This story has been told before. Some friends will roll their eyes at hearing it again. But I have to state at the outset that ever since he woke me up in the middle of the night (and on a school night!) in 1994 with a transatlantic phone call to enthuse about having discovered another Stockholm Monsters fan, it has been my fervent belief that John Darnielle can do no wrong.
‘Beat The Champ’ would have had, on paper, the best chance of proving me misguided, for the thought of a record filled with songs about wrestling is hardly the thing to make my heart race. Wrestling is not something that has ever appealed, and despite this Mountain Goats record being so splendidly stuffed with marvellous stories and characters, I admit that my interest remains resolutely far from piqued.
Yet here’s the thing: As a Pop record, a Rock record, a ‘concept’ album if you must, ‘Beat The Champ’ is as astonishingly accomplished and celebratory as you could wish for. This really should be no surprise, for Darnielle and his now well established band have a deeply rich and triumphant back catalogue. To say that none are better than ‘Beat The Champ’ is saying a great deal. Plussing as which the very premise of wrestling is, as Barthes once noted, the very essence of Good versus Evil. It is Entertainment in which masked superheroes battle for supremacy in a gaudy, openly acknowledged arena of illusion and suspended belief. “Comic-book heroes who existed in physical space” as Darnielle himself said. So Pop.
It still does nothing for me though.
‘Beat The Champ’ in contrast does lots for me. I love the fact that the songs are often related through the voices of characters who both express the realities of the ’sport’ and yet transcend those narratives. This is a sign of a great writer (and Darnielle’s novel ‘Wolf In White Van’ has been, predictably perhaps, one of my favourite books of 2015 - one of a handful that tempted me from a steady diet of Golden Age English detective fiction) able to deftly get under the story and get to the essence. Loss, death, disappointment, distance, ache, weariness, whatever. ‘Beat The Champ’ is full of all of these and more.

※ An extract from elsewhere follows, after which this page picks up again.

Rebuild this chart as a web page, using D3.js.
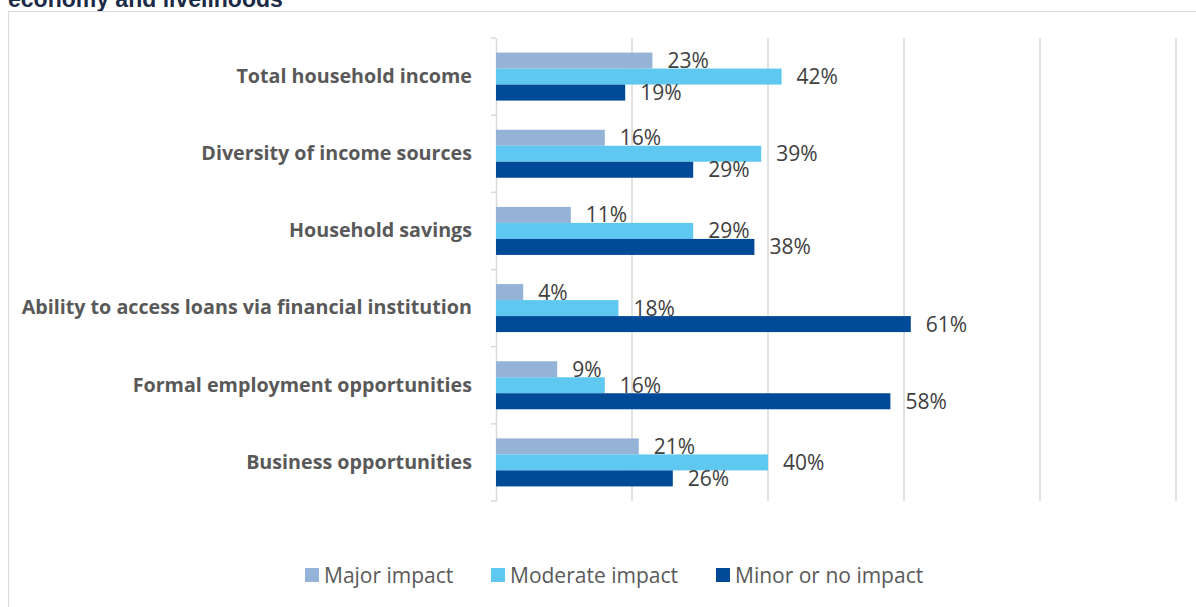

Musically too ‘Beat The Champ’ is sensational. Veering from punked out, punch drunk explosions to tender, introspective piano interludes, often before you’ve even had time to catch your breath and gather your thoughts, it is a record confident enough to recognise the value of mood and pace changes.
‘Beat The Champ’ is a record that rewards multiple listenings. The multiple narratives and characters slowly seep under your skin and leave a delicious itch, even if (or perhaps especially if) you have zero interest in the historical realities (or otherwise) of the tales being woven. Just don’t let the wrestling put you off.
‘Beat the Champ’ is released on Merge Records and is available from all good record outlets.